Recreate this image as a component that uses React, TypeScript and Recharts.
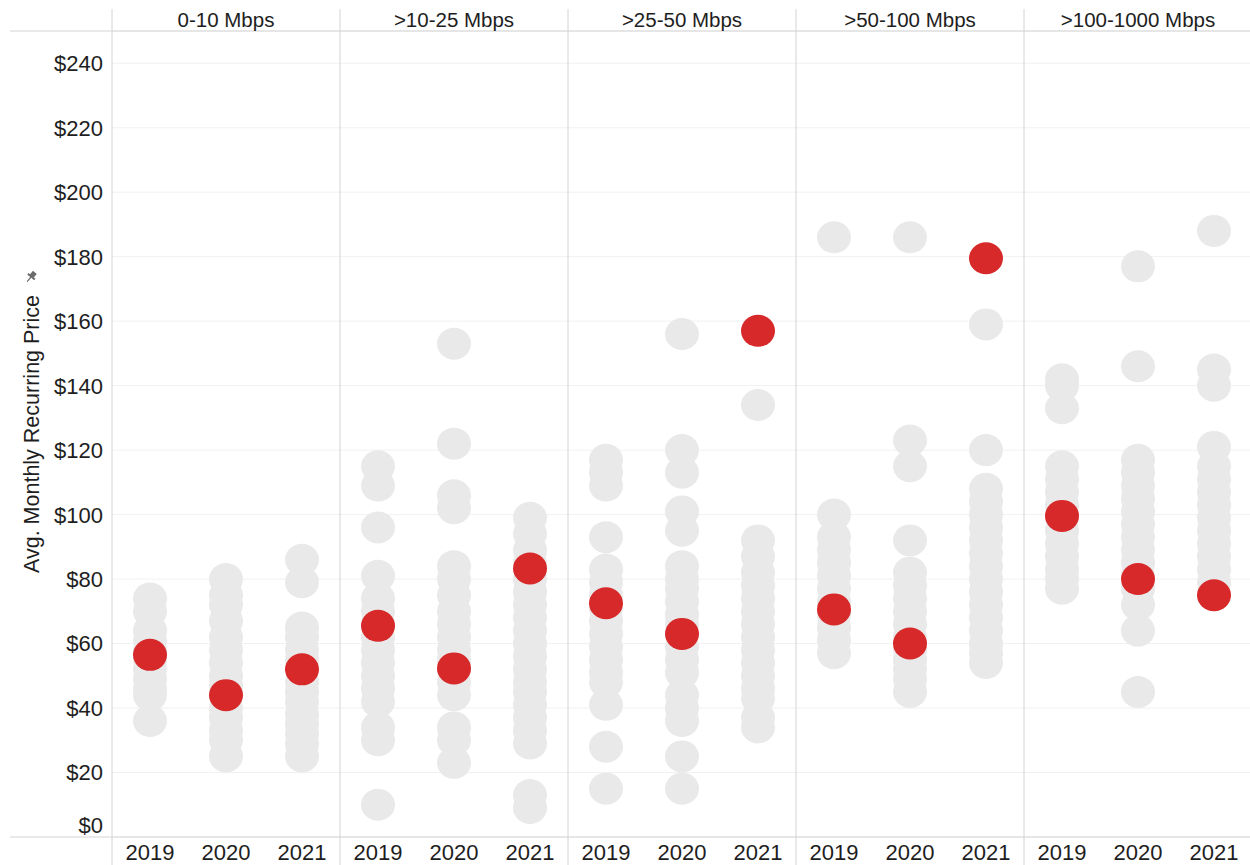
import React from "react";
import { ScatterChart, Scatter, XAxis, YAxis, CartesianGrid } from "recharts";

const tiers = ["0-10 Mbps", ">10-25 Mbps", ">25-50 Mbps", ">50-100 Mbps", ">100-1000 Mbps"];
const years = ["2019", "2020", "2021"];
const priceTicks = [0, 20, 40, 60, 80, 100, 120, 140, 160, 180, 200, 220, 240];

// individual plan prices, one list per year (2019, 2020, 2021)
const prices0to10 = [
  [74, 70, 64, 61, 58, 55, 52, 49, 46, 44, 36],
  [80, 75, 72, 67, 62, 58, 54, 50, 47, 44, 40, 37, 33, 30, 25],
  [86, 79, 65, 62, 58, 55, 52, 48, 45, 42, 38, 35, 32, 29, 25],
];
const prices10to25 = [
  [115, 109, 96, 81, 74, 70, 66, 62, 58, 54, 50, 46, 42, 34, 30, 10],
  [153, 122, 106, 102, 84, 80, 75, 70, 66, 62, 58, 55, 52, 48, 44, 34, 30, 23],
  [99, 94, 89, 85, 80, 76, 72, 68, 64, 60, 56, 52, 48, 45, 41, 37, 33, 29, 13, 9],
];
const prices25to50 = [
  [117, 113, 109, 93, 83, 79, 75, 71, 67, 63, 59, 55, 51, 48, 41, 28, 15],
  [156, 120, 113, 101, 95, 84, 80, 77, 73, 69, 66, 59, 55, 51, 44, 40, 36, 25, 15],
  [134, 92, 87, 82, 78, 74, 70, 66, 62, 58, 54, 50, 46, 43, 37, 34],
];
const prices50to100 = [
  [186, 100, 93, 89, 85, 81, 77, 73, 69, 65, 61, 57],
  [186, 123, 115, 92, 82, 78, 74, 70, 66, 62, 58, 55, 52, 49, 45],
  [159, 120, 108, 104, 100, 96, 92, 88, 84, 80, 76, 72, 68, 64, 60, 57, 54],
];
const prices100to1000 = [
  [142, 140, 133, 115, 111, 107, 103, 99, 95, 91, 87, 83, 80, 77],
  [177, 146, 117, 113, 109, 105, 101, 97, 93, 89, 85, 81, 77, 72, 64, 45],
  [188, 145, 140, 121, 115, 111, 107, 103, 99, 95, 91, 87, 83, 79],
];
// average per tier, per year
const avgPrices = [
  [56.5, 44, 52],
  [65.5, 52.3, 83.3],
  [72.5, 63, 157],
  [70.6, 60, 179.5],
  [99.6, 80, 75],
];

const tierPrices = [prices0to10, prices10to25, prices25to50, prices50to100, prices100to1000];

const planPoints = tierPrices.flatMap((byYear, t) =>
  byYear.flatMap((list, y) => list.map((price) => ({ slot: t * 3 + y, price })))
);
const avgPoints = avgPrices.flatMap((row, t) => row.map((price, y) => ({ slot: t * 3 + y, price })));
const yearSlots = planPoints.map((p) => p.slot).filter((s, i, a) => a.indexOf(s) === i);
const tierSlots = tiers.map((_, t) => t * 3 + 1);

const W = 1250;
const H = 865;
const LEFT = 112;
const TOP = 31;
const BOTTOM = 28;
const RIGHT = -2; // last panel runs slightly past the window edge
const PANEL_W = (W - RIGHT - LEFT) / tiers.length;
const FONT = "'Liberation Sans', Arial, sans-serif";
const LINE = "#d4d4d4";

function PriceTick({ x, y, payload }: any) {
  return (
    <text x={x} y={payload.value === 0 ? y - 12 : y} dy="0.36em" textAnchor="end"
      fontSize={22} fontFamily={FONT} fill="#1e1e1e">
      ${payload.value}
    </text>
  );
}

function YearTick({ x, y, payload }: any) {
  return (
    <text x={x} y={y + 15} dy="0.36em" textAnchor="middle" fontSize={22} fontFamily={FONT} fill="#1e1e1e">
      {years[payload.value % 3]}
    </text>
  );
}

function TierTick({ x, y, payload }: any) {
  return (
    <text x={x} y={y - 11} dy="0.36em" textAnchor="middle" fontSize={20.5} fontFamily={FONT} fill="#1e1e1e">
      {tiers[Math.floor(payload.value / 3)]}
    </text>
  );
}

const greyDot = (props: any) => <ellipse cx={props.cx} cy={props.cy} rx={17} ry={16} fill="#e9e9e9" />;
const redDot = (props: any) => <ellipse cx={props.cx} cy={props.cy} rx={17} ry={16} fill="#d7282a" />;

export default function App() {
  return (
    <div style={{ position: "absolute", left: 0, top: 0, width: W, height: H, background: "#fff", overflow: "hidden" }}>
      <ScatterChart width={W} height={H} margin={{ top: 0, right: RIGHT, bottom: 0, left: 0 }}>
        <CartesianGrid xAxisId="years" vertical={false} stroke="#f1f1f1" />
        <XAxis xAxisId="years" type="number" dataKey="slot" domain={[-0.5, 14.5]} ticks={yearSlots}
          interval={0} tick={<YearTick />} tickLine={false} tickSize={0} tickMargin={0}
          axisLine={false} height={BOTTOM} />
        <XAxis xAxisId="tiers" orientation="top" type="number" dataKey="slot" domain={[-0.5, 14.5]}
          ticks={tierSlots} interval={0} tick={<TierTick />} tickLine={false} tickSize={0}
          tickMargin={0} axisLine={false} height={TOP} />
        <YAxis type="number" dataKey="price" domain={[0, 250]} ticks={priceTicks} interval={0}
          tick={<PriceTick />} tickLine={false} tickSize={0} tickMargin={9} axisLine={false} width={LEFT} />
        <Scatter xAxisId="years" data={planPoints} shape={greyDot} isAnimationActive={false} />
        <Scatter xAxisId="tiers" data={avgPoints} shape={redDot} isAnimationActive={false} />

        <line x1={10} x2={W} y1={TOP} y2={TOP} stroke={LINE} />
        <line x1={10} x2={W} y1={H - BOTTOM} y2={H - BOTTOM} stroke={LINE} />
        {tiers.map((t, i) => (
          <line key={t} x1={LEFT + i * PANEL_W} x2={LEFT + i * PANEL_W} y1={9} y2={H} stroke={LINE} />
        ))}
        <text transform={`translate(31, ${(TOP + H - BOTTOM) / 2}) rotate(-90)`} dy="0.36em"
          textAnchor="middle" fontSize={21.5} fontFamily={FONT} fill="#1e1e1e">
          Avg. Monthly Recurring Price
        </text>
        <g transform="translate(31, 277) rotate(40)" fill="#6b6b6b" stroke="#6b6b6b">
          <rect x={-2.5} y={-6} width={5} height={5} stroke="none" />
          <rect x={-4.5} y={-1.5} width={9} height={2} stroke="none" />
          <line x1={0} y1={0} x2={0} y2={6} strokeWidth={1.2} />
        </g>
      </ScatterChart>
    </div>
  );
}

★ ★ ★ ★

- Short exercise -
The data above should be repeated exactly, minus any pictures.

- Solution to this problem -
Recreate this image as a component that uses React, TypeScript and Recharts.
import React from "react";
import { ScatterChart, Scatter, XAxis, YAxis, CartesianGrid } from "recharts";

const tiers = ["0-10 Mbps", ">10-25 Mbps", ">25-50 Mbps", ">50-100 Mbps", ">100-1000 Mbps"];
const years = ["2019", "2020", "2021"];
const priceTicks = [0, 20, 40, 60, 80, 100, 120, 140, 160, 180, 200, 220, 240];

// individual plan prices, one list per year (2019, 2020, 2021)
const prices0to10 = [
  [74, 70, 64, 61, 58, 55, 52, 49, 46, 44, 36],
  [80, 75, 72, 67, 62, 58, 54, 50, 47, 44, 40, 37, 33, 30, 25],
  [86, 79, 65, 62, 58, 55, 52, 48, 45, 42, 38, 35, 32, 29, 25],
];
const prices10to25 = [
  [115, 109, 96, 81, 74, 70, 66, 62, 58, 54, 50, 46, 42, 34, 30, 10],
  [153, 122, 106, 102, 84, 80, 75, 70, 66, 62, 58, 55, 52, 48, 44, 34, 30, 23],
  [99, 94, 89, 85, 80, 76, 72, 68, 64, 60, 56, 52, 48, 45, 41, 37, 33, 29, 13, 9],
];
const prices25to50 = [
  [117, 113, 109, 93, 83, 79, 75, 71, 67, 63, 59, 55, 51, 48, 41, 28, 15],
  [156, 120, 113, 101, 95, 84, 80, 77, 73, 69, 66, 59, 55, 51, 44, 40, 36, 25, 15],
  [134, 92, 87, 82, 78, 74, 70, 66, 62, 58, 54, 50, 46, 43, 37, 34],
];
const prices50to100 = [
  [186, 100, 93, 89, 85, 81, 77, 73, 69, 65, 61, 57],
  [186, 123, 115, 92, 82, 78, 74, 70, 66, 62, 58, 55, 52, 49, 45],
  [159, 120, 108, 104, 100, 96, 92, 88, 84, 80, 76, 72, 68, 64, 60, 57, 54],
];
const prices100to1000 = [
  [142, 140, 133, 115, 111, 107, 103, 99, 95, 91, 87, 83, 80, 77],
  [177, 146, 117, 113, 109, 105, 101, 97, 93, 89, 85, 81, 77, 72, 64, 45],
  [188, 145, 140, 121, 115, 111, 107, 103, 99, 95, 91, 87, 83, 79],
];
// average per tier, per year
const avgPrices = [
  [56.5, 44, 52],
  [65.5, 52.3, 83.3],
  [72.5, 63, 157],
  [70.6, 60, 179.5],
  [99.6, 80, 75],
];

const tierPrices = [prices0to10, prices10to25, prices25to50, prices50to100, prices100to1000];

const planPoints = tierPrices.flatMap((byYear, t) =>
  byYear.flatMap((list, y) => list.map((price) => ({ slot: t * 3 + y, price })))
);
const avgPoints = avgPrices.flatMap((row, t) => row.map((price, y) => ({ slot: t * 3 + y, price })));
const yearSlots = planPoints.map((p) => p.slot).filter((s, i, a) => a.indexOf(s) === i);
const tierSlots = tiers.map((_, t) => t * 3 + 1);

const W = 1250;
const H = 865;
const LEFT = 112;
const TOP = 31;
const BOTTOM = 28;
const RIGHT = -2; // last panel runs slightly past the window edge
const PANEL_W = (W - RIGHT - LEFT) / tiers.length;
const FONT = "'Liberation Sans', Arial, sans-serif";
const LINE = "#d4d4d4";

function PriceTick({ x, y, payload }: any) {
  return (
    <text x={x} y={payload.value === 0 ? y - 12 : y} dy="0.36em" textAnchor="end"
      fontSize={22} fontFamily={FONT} fill="#1e1e1e">
      ${payload.value}
    </text>
  );
}

function YearTick({ x, y, payload }: any) {
  return (
    <text x={x} y={y + 15} dy="0.36em" textAnchor="middle" fontSize={22} fontFamily={FONT} fill="#1e1e1e">
      {years[payload.value % 3]}
    </text>
  );
}

function TierTick({ x, y, payload }: any) {
  return (
    <text x={x} y={y - 11} dy="0.36em" textAnchor="middle" fontSize={20.5} fontFamily={FONT} fill="#1e1e1e">
      {tiers[Math.floor(payload.value / 3)]}
    </text>
  );
}

const greyDot = (props: any) => <ellipse cx={props.cx} cy={props.cy} rx={17} ry={16} fill="#e9e9e9" />;
const redDot = (props: any) => <ellipse cx={props.cx} cy={props.cy} rx={17} ry={16} fill="#d7282a" />;

export default function App() {
  return (
    <div style={{ position: "absolute", left: 0, top: 0, width: W, height: H, background: "#fff", overflow: "hidden" }}>
      <ScatterChart width={W} height={H} margin={{ top: 0, right: RIGHT, bottom: 0, left: 0 }}>
        <CartesianGrid xAxisId="years" vertical={false} stroke="#f1f1f1" />
        <XAxis xAxisId="years" type="number" dataKey="slot" domain={[-0.5, 14.5]} ticks={yearSlots}
          interval={0} tick={<YearTick />} tickLine={false} tickSize={0} tickMargin={0}
          axisLine={false} height={BOTTOM} />
        <XAxis xAxisId="tiers" orientation="top" type="number" dataKey="slot" domain={[-0.5, 14.5]}
          ticks={tierSlots} interval={0} tick={<TierTick />} tickLine={false} tickSize={0}
          tickMargin={0} axisLine={false} height={TOP} />
        <YAxis type="number" dataKey="price" domain={[0, 250]} ticks={priceTicks} interval={0}
          tick={<PriceTick />} tickLine={false} tickSize={0} tickMargin={9} axisLine={false} width={LEFT} />
        <Scatter xAxisId="years" data={planPoints} shape={greyDot} isAnimationActive={false} />
        <Scatter xAxisId="tiers" data={avgPoints} shape={redDot} isAnimationActive={false} />

        <line x1={10} x2={W} y1={TOP} y2={TOP} stroke={LINE} />
        <line x1={10} x2={W} y1={H - BOTTOM} y2={H - BOTTOM} stroke={LINE} />
        {tiers.map((t, i) => (
          <line key={t} x1={LEFT + i * PANEL_W} x2={LEFT + i * PANEL_W} y1={9} y2={H} stroke={LINE} />
        ))}
        <text transform={`translate(31, ${(TOP + H - BOTTOM) / 2}) rotate(-90)`} dy="0.36em"
          textAnchor="middle" fontSize={21.5} fontFamily={FONT} fill="#1e1e1e">
          Avg. Monthly Recurring Price
        </text>
        <g transform="translate(31, 277) rotate(40)" fill="#6b6b6b" stroke="#6b6b6b">
          <rect x={-2.5} y={-6} width={5} height={5} stroke="none" />
          <rect x={-4.5} y={-1.5} width={9} height={2} stroke="none" />
          <line x1={0} y1={0} x2={0} y2={6} strokeWidth={1.2} />
        </g>
      </ScatterChart>
    </div>
  );
}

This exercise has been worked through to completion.